A critical insight from the social sciences is that high rates of non-lethal violence against women do not always linearly correspond to rates of femicide 5 . An Australian study found that more than half of male perpetrators of intimate partner femicide did not report any physical or sexual violence in the year prior to the killing 5 .
This suggests that while a history of intimate partner violence is a major risk factor, the escalation to lethality may follow its own complex logic, sometimes bypassing documented patterns of prior abuse altogether.
Furthermore, global data collection on femicide is plagued by inconsistency. As noted in a 2025 analysis, "45% of female homicides globally lack contextual information" needed to classify them as femicides, such as the victim-perpetrator relationship or a history of harassment 8 .
Without this crucial data, building accurate biological models is nearly impossible, as researchers cannot clearly distinguish femicides from other homicides. This underscores that biology does not operate in a vacuum; it is activated and shaped by a social context of gender inequality, harmful norms, and insufficient legal protections.

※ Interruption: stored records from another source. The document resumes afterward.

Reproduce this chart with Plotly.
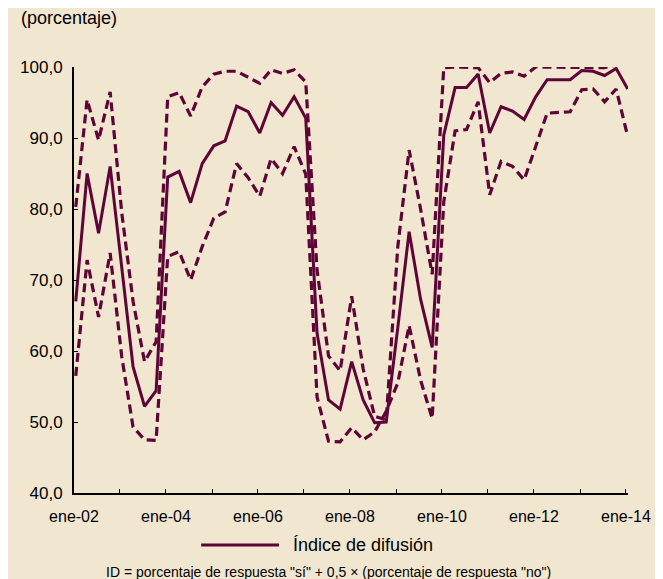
import pandas as pd
import plotly.graph_objects as go

# quarterly observations, 2002-I to 2014-I
quarters = pd.date_range("2002-01-01", periods=49, freq="QS") + pd.Timedelta(days=14)

indice = [67.0, 85.0, 76.6, 86.0, 71.8, 57.8, 52.2, 54.4,
          84.5, 85.3, 80.9, 86.4, 88.9, 89.6, 94.5, 93.7,
          90.7, 95.0, 93.2, 95.8, 92.8, 62.5, 53.1, 51.8,
          58.5, 53.1, 49.9, 50.0, 63.3, 76.8, 67.3, 60.5,
          90.4, 97.1, 97.1, 99.0, 90.7, 94.4, 93.8, 92.6,
          95.8, 98.2, 98.2, 98.2, 99.5, 99.4, 98.8, 99.8, 96.9]

banda_sup = [80.3, 95.4, 89.7, 96.5, 79.5, 67.0, 58.5, 61.3,
             95.8, 96.4, 93.1, 97.2, 99.0, 99.4, 99.4, 98.6,
             97.7, 99.6, 99.1, 99.6, 97.9, 71.4, 59.3, 57.2,
             67.7, 57.5, 50.8, 50.3, 74.7, 88.3, 80.0, 70.8,
             99.9, 100.0, 100.0, 99.9, 97.8, 99.1, 99.3, 98.7,
             100.0, 100.0, 100.0, 100.0, 100.0, 99.9, 99.9, 100.3, 100.3]

banda_inf = [56.5, 72.8, 64.8, 73.8, 59.2, 49.3, 47.5, 47.4,
             73.3, 74.0, 70.0, 74.7, 78.7, 79.6, 86.4, 84.4,
             81.8, 87.1, 85.0, 88.8, 84.9, 53.5, 47.3, 47.2,
             49.2, 47.5, 48.6, 51.5, 55.5, 63.6, 55.9, 50.5,
             81.0, 91.0, 91.2, 95.1, 82.0, 86.7, 86.0, 84.1,
             88.8, 93.5, 93.6, 93.7, 96.8, 96.9, 95.1, 96.9, 90.2]

year_ticks = pd.date_range("2002-01-01", "2014-01-01", freq="YS")
year_labels = ["ene-02", "", "ene-04", "", "ene-06", "", "ene-08", "",
               "ene-10", "", "ene-12", "", "ene-14"]
y_ticks = [40, 50, 60, 70, 80, 90, 100]

title_text = "(porcentaje)"
legend_text = "Índice de difusión"
note_text = "ID = porcentaje de respuesta \"sí\" + 0,5 × (porcentaje de respuesta \"no\")"

COL = "#5e0538"
BG = "#f1e6d0"
FONT = "Liberation Sans, Arial, sans-serif"

fig = go.Figure()
for vals in (banda_sup, banda_inf):
    fig.add_trace(go.Scatter(x=quarters, y=vals, mode="lines",
                             line=dict(color=COL, width=3.2, dash="9px,5px"),
                             showlegend=False, hoverinfo="skip", cliponaxis=False))
fig.add_trace(go.Scatter(x=quarters, y=indice, mode="lines",
                         line=dict(color=COL, width=3),
                         name=legend_text, showlegend=False, cliponaxis=False))

# the page body has an 8px margin, so the figure is drawn at (8, 8)
OFF = 8
W, H = 663 - OFF, 579 - OFF
L, R, T, B = 68 - OFF, 33, 67 - OFF, 86
pw, ph = W - L - R, H - T - B


def px(x):
    return (x - OFF - L) / pw


def py(y):
    return (H - B - (y - OFF)) / ph


fig.update_layout(
    width=W, height=H,
    margin=dict(l=L, r=R, t=T, b=B),
    paper_bgcolor=BG, plot_bgcolor=BG,
    separators=",.",
    font=dict(family=FONT, color="black"),
    xaxis=dict(range=["2002-01-01", "2014-01-17"], showgrid=False, zeroline=False,
               showline=True, linecolor="black", linewidth=2,
               ticks="inside", ticklen=4, tickwidth=1, tickcolor="black",
               tickvals=year_ticks, ticktext=year_labels,
               tickfont=dict(family=FONT, size=16), ticklabelstandoff=8),
    yaxis=dict(range=[40, 100], showgrid=False, zeroline=False,
               showline=True, linecolor="black", linewidth=2,
               ticks="inside", ticklen=4, tickwidth=1, tickcolor="black",
               tickvals=y_ticks, tickformat=".1f",
               tickfont=dict(family=FONT, size=17), ticklabelstandoff=6),
    showlegend=False,
)

fig.add_annotation(xref="paper", yref="paper", x=px(12), y=py(18), text=title_text,
                   showarrow=False, xanchor="left", yanchor="middle",
                   font=dict(family=FONT, size=18))
fig.add_shape(type="line", xref="paper", yref="paper",
              x0=px(197), x1=px(276), y0=py(545), y1=py(545),
              line=dict(color=COL, width=3))
fig.add_annotation(xref="paper", yref="paper", x=px(288), y=py(545), text=legend_text,
                   showarrow=False, xanchor="left", yanchor="middle",
                   font=dict(family=FONT, size=18))
fig.add_annotation(xref="paper", yref="paper", x=px(326), y=py(572), text=note_text,
                   showarrow=False, xanchor="center", yanchor="middle",
                   font=dict(family=FONT, size=14))

fig.write_html("out.html")
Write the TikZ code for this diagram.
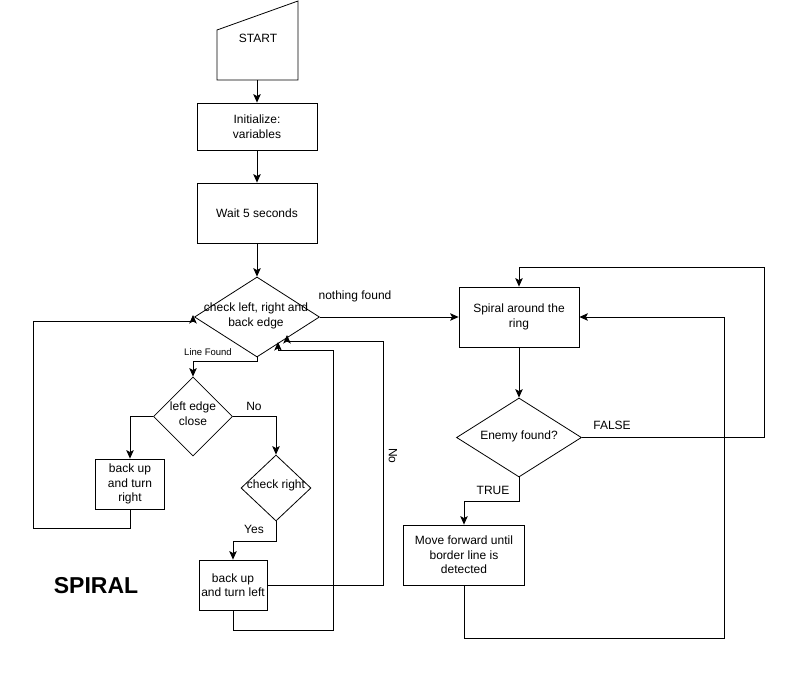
\documentclass[tikz,border=0pt]{standalone}
\usepackage{fontspec}
\setmainfont{Liberation Sans}
\usetikzlibrary{shapes.geometric,arrows.meta}
\begin{document}
\begin{tikzpicture}[x=1pt,y=-1pt,
  every node/.style={font=\fontsize{12}{14.5}\selectfont},
  box/.style={draw,line width=0.8pt,align=center,inner sep=1pt},
  dia/.style={draw,diamond,line width=0.8pt,inner sep=0pt},
  txt/.style={align=center,inner sep=0pt},
  lbl/.style={inner sep=0pt},
  conn/.style={line width=0.8pt},
  arr/.style={conn,-{Stealth[length=8.5pt,width=7.5pt,inset=2pt]}}]
\useasboundingbox[fill=white] (0,0) rectangle (793,696);

% START (manual input shape)
\draw[line width=0.8pt] (217,30) -- (298,1) -- (298,80) -- (217,80) -- cycle;
\node[lbl] (start) at (258,38) {START};
\coordinate (startb) at (257,80);

\node[box,minimum width=120pt,minimum height=47pt] (init) at (257,126.5) {Initialize:\\variables};
\node[box,minimum width=120pt,minimum height=60pt] (wait) at (257,213) {Wait 5 seconds};

\node[dia,minimum width=125pt,minimum height=80pt] (d1) at (257,317) {};
\node[txt] (d1t) at (256,316) {check left, right and\\back edge};

\node[box,minimum width=120pt,minimum height=60pt] (spiral) at (519,317) {Spiral around the\\ring};
\node[dia,minimum width=125pt,minimum height=79pt] (enemy) at (519,437.5) {};
\node[txt] (enemyt) at (519,436) {Enemy found?};
\node[box,minimum width=121pt,minimum height=60pt] (move) at (464,555) {Move forward until\\border line is\\detected};

\node[dia,minimum width=79pt,minimum height=79pt] (d2) at (193,416.5) {};
\node[txt] (d2t) at (193,413.5) {left edge\\close};
\node[box,minimum width=69pt,minimum height=50pt] (br) at (130,484) {back up\\and turn\\right};

\node[dia,minimum width=70pt,minimum height=66pt] (d3) at (276,488) {};
\node[txt] (d3t) at (276,485.5) {check right};
\node[box,minimum width=68pt,minimum height=50pt] (bl) at (233,585) {back up\\and turn left};

\node[lbl,font=\fontsize{23}{27}\selectfont\bfseries] (title) at (96,586) {SPIRAL};

% labels
\node[lbl] (lnf) at (355,296) {nothing found};
\node[lbl,font=\fontsize{9.5}{11}\selectfont] (llf) at (208,352) {Line Found};
\node[lbl] (lno1) at (254,406) {No};
\node[lbl] (lyes) at (254,529) {Yes};
\node[lbl,rotate=-90] (lno2) at (393,456) {No};
\node[lbl] (lfalse) at (612,425) {FALSE};
\node[lbl] (ltrue) at (493,490) {TRUE};

% coordinates for bends
\coordinate (c1) at (764,267);
\coordinate (c2) at (519,501);
\coordinate (c3) at (724,638);
\coordinate (c4a) at (257,361);
\coordinate (c4) at (33,528);
\coordinate (c5) at (193,321);
\coordinate (c5b) at (193,315);
\coordinate (c6) at (383,341);
\coordinate (c7) at (287,341);
\coordinate (c7b) at (287,335);
\coordinate (c8) at (276,541);
\coordinate (c9) at (333,630);
\coordinate (c10) at (278,350);
\coordinate (c10b) at (278,342);

% connectors
\draw[arr] (startb) -- (init.north);
\draw[arr] (init.south) -- (wait.north);
\draw[arr] (wait.south) -- (d1.north);
\draw[arr] (d1.east) -- (spiral.west);
\draw[arr] (spiral.south) -- (enemy.north);
\draw[arr] (enemy.east) -| (c1) -| (spiral.north);
\draw[arr] (enemy.south) -- (c2) -| (move.north);
\draw[arr] (move.south) |- (c3) |- (spiral.east);

\draw[arr] (d1.south) -- (c4a) -| (d2.north);
\draw[arr] (d2.west) -| (br.north);
\draw[arr] (br.south) |- (c4) |- (c5) -- (c5b);
\draw[arr] (d2.east) -| (d3.north);
\draw[arr] (d3.south) -- (c8) -| (bl.north);
\draw[arr] (bl.east) -| (c6) -- (c7) -- (c7b);
\draw[arr] (bl.south) |- (c9) |- (c10) -- (c10b);
\end{tikzpicture}
\end{document}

The question "Programmed or licensed to kill?" may be framing the issue too narrowly. The new brain sciences suggest a more complex reality: biological factors can create vulnerabilities, while social and personal experiences can trigger and shape those vulnerabilities into violent actions. We are neither purely programmed by our biology nor simply licensed by our environment, but exist in a constant and dynamic interaction between the two.
The promise of this research lies not in exculpation, but in improved prevention. Understanding the neurobiological pathways of extreme aggression could lead to better risk assessment tools and more effective interventions for individuals showing early warning signs.
However, this knowledge must be integrated with robust social policies that confront the root causes of gender-based violence. As nations like the United Kingdom have demonstrated, systematic reviews of domestic homicides to identify missed signals and improve inter-agency cooperation are among the most effective strategies 7 .
Ultimately, the new biology of femicide challenges us to hold two truths simultaneously: that the killing of women is a profound social injustice rooted in gender inequality, and that the human brain is a physical organ whose workings can influence behavior.
Navigating these truths with scientific rigor and ethical caution is essential if we are to ever halt the relentless toll of femicide worldwide.